What has prompted the other Five Eyes nations to deny Huawei access to their networks? One NSA document expresses a concern a concern that: ‘Huawei’s widespread infrastructure will provide the PRC with SIGINT capabilities and enable them to perform denial of service type attacks.’ Though the threat of espionage features extensively in the public discussion, little attention has been paid to the threat of a ‘denial of service’ attack, the ability to deliberately shut down key parts of civilian infrastructure, bringing the nation to its knees. The importance of this concern is highlighted by the author’s citation to further discussion in the ‘Nation Intelligence Estimate’, a classified assessment prepared for senior policy makers by the Director of National Intelligence. Any modernised military will be logistically reliant on private companies for much of their unclassified network traffic but more than this, a military will always depend upon the economic wellbeing of the nation. A denial of service attack could allow an adversary to disrupt and degrade our capacity to wage war without interfering with classified networks by causing financial mayhem at politically opportune moment. Keeping Huawei away from nuclear powerplants and other sensitive sites is not enough when the capacity to disable more than a third of the nation’s 5G coverage alone constitutes a threat to national security.
There are grounds for resisting Chinese mercantilism in favour of Huawei with a counter-mercantilism of our own
With China’s population advantage a given, Western military doctrine depends upon maintaining technological superiority. Espionage has been an effective means for the Chinese state to diminish this advantage. The Snowden documents show how serious the situation was as early as 2013. One document from an NSA counter-espionage program, codenamed ‘BYZANTINE HADES’, estimated that the amount of data compromised from DOD systems amounted to five libraries of congress and had cost the taxpayer over $100 million. We simply do not know the current extent of industrial espionage conducted by the China but it is likely to have grown in the past decade. NSA documents show that Huawei is more than just a ‘high risk vendor’ as the Johnson government has dubbed it. We are told it has confirmed ‘affiliations with to the Peoples’ Liberation Army, Ministry of State Security, & Ministry of Public Security’ and that there are ‘indications [the] PRC government may take advantage of market penetration for its own SIGINT purposes’. It is not just military networks that hold sensitive intelligence. The Snowden documents reveal the Five Eyes targeting civilian communications at trade summits to anticipate negotiating points.

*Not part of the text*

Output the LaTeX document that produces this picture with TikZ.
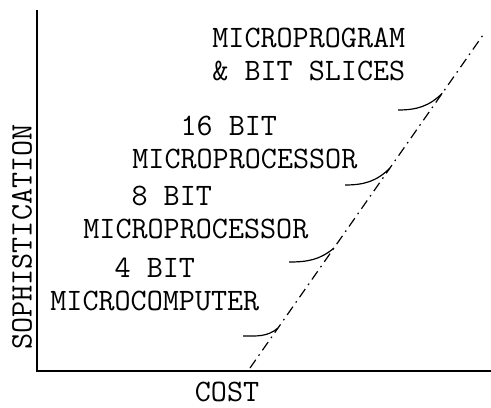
\documentclass[tikz,border=0pt]{standalone}
\usepackage{fontspec}
\usetikzlibrary{positioning, calc}

\begin{document}
\begin{tikzpicture}[
x=0.5pt, y=-0.5pt,
lbl/.style={anchor=north west, align=left, inner sep=0pt, font=\ttfamily\fontsize{15.6}{16.5}\selectfont},
axlbl/.style={inner sep=0pt, font=\ttfamily\fontsize{15.6}{16.5}\selectfont},
axis/.style={line width=1pt},
trend/.style={line width=0.6pt, dash pattern=on 5pt off 2.5pt on 0.8pt off 2.5pt},
hook/.style={line width=0.6pt}
]
\useasboundingbox (0,0) rectangle (491,407);

% Achsen
\coordinate (origin) at (37,371);
\coordinate (ytop) at (37,10);
\coordinate (xend) at (491,371);
\draw[axis] (ytop) -- (origin) -- (xend);

\node[axlbl, rotate=90] (soph) at (22,237) {SOPHISTICATION};
\node[axlbl] (cost) at (227,392) {COST};

% Kurve
\coordinate (lo) at (250,368);
\coordinate (hi) at (483,35);
\draw[trend] (lo) -- (hi);

% Beschriftungen
\node[lbl] (prog) at (212,28) {MICROPROGRAM\\\& BIT SLICES};
\node[lbl] (sixteen) at (132,116) {\phantom{MIC}16 BIT\\MICROPROCESSOR};
\node[lbl] (eight) at (83,186) {\phantom{MIC}8 BIT\\MICROPROCESSOR};
\node[lbl] (four) at (50,258) {\phantom{MICR}4 BIT\\MICROCOMPUTER};

% Haken
\coordinate (m1) at ($(lo)!0.12!(hi)$);
\coordinate (m2) at ($(lo)!0.36!(hi)$);
\coordinate (m3) at ($(lo)!0.60!(hi)$);
\coordinate (m4) at ($(lo)!0.825!(hi)$);

\coordinate (h1) at (243,336);
\coordinate (h2) at (289,262);
\coordinate (h3) at (345,185);
\coordinate (h4) at (398,110);

\draw[hook] (h1) to[out=0, in=220] (m1);
\draw[hook] (h2) to[out=0, in=220] (m2);
\draw[hook] (h3) to[out=0, in=225] (m3);
\draw[hook] (h4) to[out=0, in=225] (m4);

\end{tikzpicture}
\end{document}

Some might claim that unease with Huawei is no-more than a projection of American insecurity as Silicon Valley falls behind in the competition to supply 5G to the world. Just as the US once spent billions of dollars to close an imaginary ‘missile gap’, they suggest America is now drumming up a security panic to the advantage of its own workers. But it has also been pointed out that one reason Huawei has so consistently been able to underbid its competitors is because of tax breaks provided by the PRC, the quid pro quo for which might be backdoors into British and European networks. Article 7 of the 2017 National Intelligence Law of the People’s Republic mandates that all Chinese companies comply with the intelligence services; Huawei need not be willingly complicit for the state security apparatus to exploit its market position.
There are good economic reasons why Johnson is unwilling to oppose Huawei. Their products are comparatively inexpensive, and the company is already so involved in our networks that a costly ban would also delay the roll out of 5G, the timely arrival of which was a campaign promise in December. But it is not worth jeopardising our security and closest diplomatic relationships for even the most tantalising of economic promises. The rebellious decision of thirty-eight Conservative MPs to sign an amendment that would phase out Huawei over a period of three years signalled a deep unease about handing over their data to a company with ties to an authoritarian regime that tracks ‘social credit’.
There are grounds for resisting Chinese mercantilism in favour of Huawei with a counter-mercantilism of our own. If this government doesn’t see the need to protect British industries, one wonders which will. But there are also solid security grounds for resisting a British private sector dependence on this one particular company. Intelligence experts may knowingly downplay the direct security threat, but we should we all too aware of the asymmetrical commercial ones. This seems an odd cause to test our most fundamental intelligence relationships over.